During his term, Kemp has signed controversial new restrictions on voting into law including limits on using drop boxes for mail-in ballots and providing food or water to voters queued up at polling places, along with new voter ID rules for mail-in voting. The state previously relied on signature matching, which — if implemented consistently — is already strict and can penalize voters including disabled and elderly residents. Requiring voter ID for mail-in ballots despite the lack of any audit or recount finding a systematic integrity problem alongside the potentially overly aggressive implementation of signature matching could penalize otherwise eligible voters who might end up with some difficulty obtaining the required form of ID. What about elderly residents, low-income people, or others who could face difficulties with the process?

Georgia is seeing turnout in this year’s midterms already higher than turnout at this same point in 2018. “We know that people turned out early because they understand that Brian Kemp and Brad Raffensperger have put barriers in place, that they’re going to be denied access to food and water in lines that in years past have stretched up to four [or] eight hours,” Abrams said Saturday on MSNBC. “They know that there have been more difficulties put in place for absentee ballots, that white supremacist groups and hard right-wing groups have been challenging people’s right to vote. Up to 75,000 people have had their right to vote challenged because of the law passed by Brian Kemp, and he did so because he was frustrated by the results. He gets lionized for not committing treason… but it is even more efficient to block access to that election, and that’s been Brian Kemp’s modus operandi.”

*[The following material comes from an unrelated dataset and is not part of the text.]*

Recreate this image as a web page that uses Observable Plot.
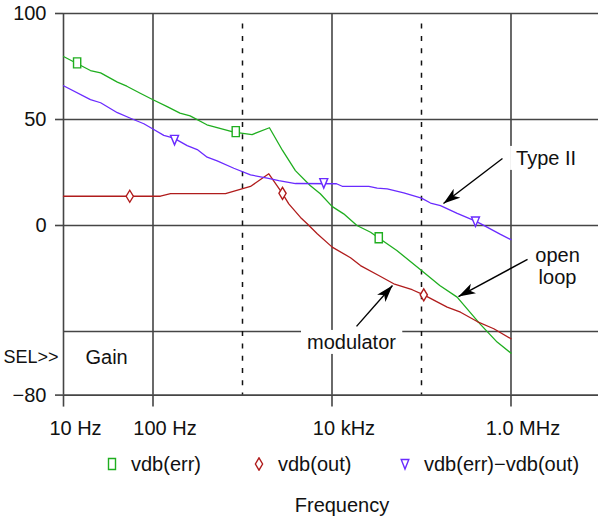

“While we have been focused myopically on the spectacle of Donald Trump and his election denial and the chorus he’s been able to build, quietly men like Brian Kemp have been doing something even more insidious, and that is putting barriers in place to deny access,” Abrams added on MSNBC. “It’s a lot easier to game the outcome when nobody can show up… Suppression has never been about stopping all voters. It’s about clogging the arteries of the process and stopping certain voters.” Some have pointed to the high turnout levels in Georgia as ostensible evidence there’s actually no problem with voter suppression. Everyone — well, obviously not literally everyone, but many observers — no doubt remember how close Georgia was in 2020. Out of millions, just 10,000 votes can alter the course of the election.

Data from a political analytics firm TargetSmart estimates Democratic voters are leading Republicans in the early votes already cast in Georgia, and they’re also estimated to be outperforming their portion of the early vote at this point before the election in 2018. Besides the state’s race for governor, Georgians are also voting this year in a high-stakes race for Senate that — depending on how other races unfold — could decide control of the chamber. Republican contender Herschel Walker, who has no experience in elected office but has Trump’s support, has consistently although not overwhelmingly strong showings in polls from Georgia. He remains mired in personal scandal… which didn’t stop Trump. Unlike Donald, Walker has credited some of his issues to mental health concerns. His health record apparently includes dissociative identity disorder, about which he didn’t express a lot of concern during a debate.